▶ **What is required**:
Report every line in the listing below where the string "with" shows up.

▶ **Source material**:
════════

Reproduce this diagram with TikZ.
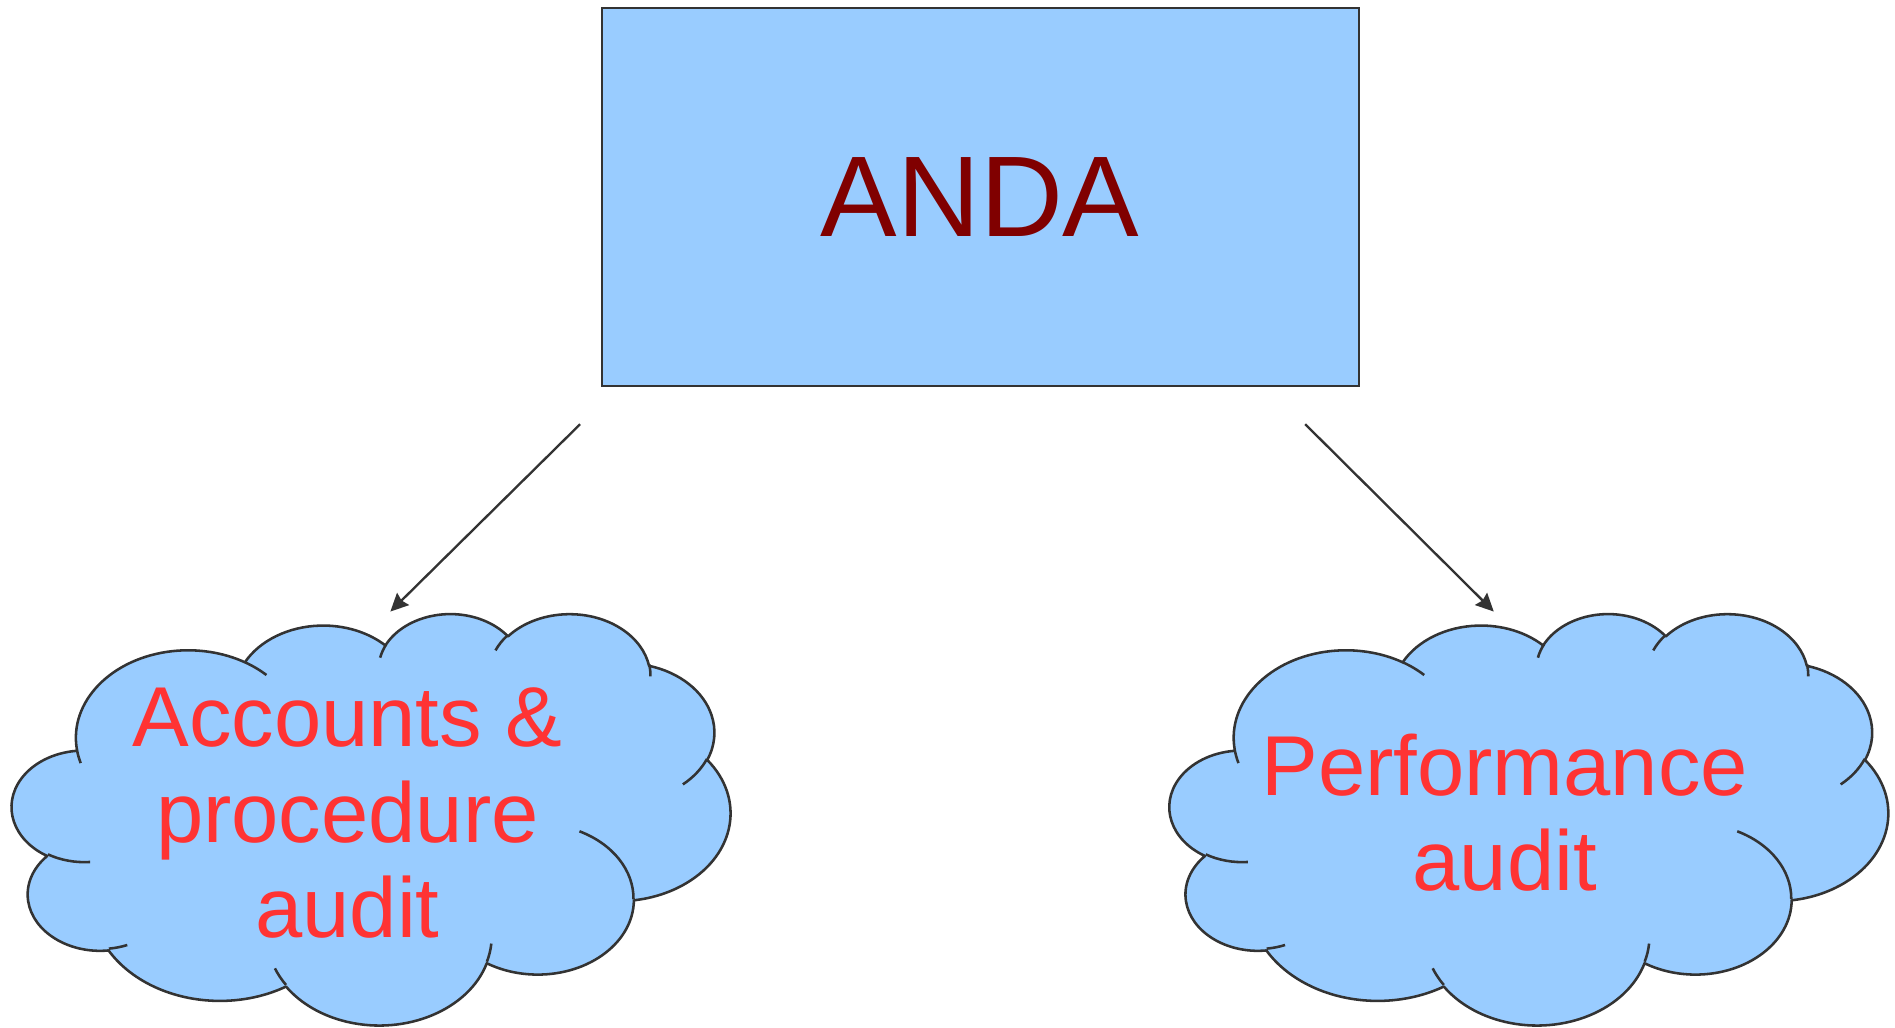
\documentclass[tikz,border=0pt]{standalone}
\usepackage{fontspec}
\setmainfont{Liberation Sans}
\usetikzlibrary{arrows.meta}
\definecolor{boxblue}{HTML}{99CCFF}
\definecolor{edgegray}{HTML}{333333}
\definecolor{andared}{HTML}{800000}
\definecolor{cloudred}{HTML}{FF3333}
% elliptical arc with OOXML-style (visual) angles
\newcommand\oarc[4]{arc[x radius=#1, y radius=#2, start angle={atan2(#1*sin(#3),#2*cos(#3))}, delta angle={mod(atan2(#1*sin(#3+#4),#2*cos(#3+#4))-atan2(#1*sin(#3),#2*cos(#3))+720,360)}]}
\newcommand\cloudbody{%
  \path[cloudfill] (39.00,143.70) \oarc{67.53}{91.90}{-190.4875}{123.7805}
    \oarc{53.33}{72.67}{-144.1024}{89.9452}
    \oarc{43.65}{59.45}{-145.8079}{99.7230}
    \oarc{48.57}{65.95}{-130.9861}{117.2417}
    \oarc{53.33}{72.73}{-78.7089}{109.0269}
    \oarc{67.75}{92.20}{-46.2673}{130.2690}
    \oarc{57.85}{78.67}{0.6250}{114.0333}
    \oarc{67.52}{92.15}{22.4516}{115.1726}
    \oarc{77.20}{105.43}{66.2426}{75.7110}
    \oarc{43.60}{59.18}{-274.9421}{146.7356}
    \oarc{43.45}{59.45}{-246.8285}{152.5189} -- cycle;
  \path[cloudinner]
    (46.93,261.77) \oarc{43.45}{59.45}{86.7420}{26.4295}
    (69.28,348.99) \oarc{43.60}{59.18}{73.6105}{11.4475}
    (164.78,390.90) \oarc{67.52}{92.15}{137.6242}{14.0811}
    (288.27,347.51) \oarc{67.52}{92.15}{6.4533}{15.9984}
    (341.29,229.54) \oarc{57.85}{78.67}{-70.2924}{70.9174}
    (417.98,153.54) \oarc{53.33}{72.73}{30.3180}{27.7515}
    (383.24,54.26) \oarc{48.57}{65.95}{-13.7443}{14.8589}
    (290.78,39.52) \oarc{48.57}{65.95}{-149.1815}{18.1954}
    (221.41,47.20) \oarc{43.65}{59.45}{-163.4943}{17.6864}
    (140.00,51.92) \oarc{67.53}{91.90}{-66.7070}{12.3194}
    (41.27,157.89) \oarc{67.53}{91.90}{157.6544}{11.8582};
}
\tikzset{
  cloudfill/.style={fill=boxblue, draw=edgegray, line width=0.6pt, line join=round},
  cloudinner/.style={draw=edgegray, line width=0.6pt},
  boxstyle/.style={rectangle, draw=edgegray, fill=boxblue, line width=0.5pt, inner sep=0pt,
    minimum width=6.26cm, minimum height=3.12cm, text=andared, font=\fontsize{27}{32}\selectfont},
  conn/.style={draw=edgegray, line width=0.55pt, -{Stealth[length=4.2pt,width=4pt,inset=0.5pt]}},
  cloudtext/.style={text=cloudred, font=\fontsize{20}{22.5}\selectfont, align=center, inner sep=0pt}
}
\begin{document}
\begin{tikzpicture}[x=0.01cm, y=-0.01cm]
  \useasboundingbox (0,0) rectangle (1568,850);
  \node[boxstyle] (anda) at (811,163) {ANDA};
  \begin{scope}[shift={(10,507)}, x=0.01375cm, y=-0.0078704cm]
    \cloudbody
  \end{scope}
  \begin{scope}[shift={(968,507)}, x=0.01375cm, y=-0.0078704cm]
    \cloudbody
  \end{scope}
  \node[cloudtext, anchor=base] (acc) at (287.5,776) {Accounts \&\\procedure\\audit};
  \node[cloudtext, anchor=base] (perf) at (1245,737) {Performance\\audit};
  \coordinate (s1) at (480,351);
  \coordinate (e1) at (323,506);
  \coordinate (s2) at (1080,351);
  \coordinate (e2) at (1236,506);
  \draw[conn] (s1) -- (e1);
  \draw[conn] (s2) -- (e2);
\end{tikzpicture}
\end{document}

════════

▶ **Response to the task**:
Reproduce this diagram with TikZ.
% elliptical arc with OOXML-style (visual) angles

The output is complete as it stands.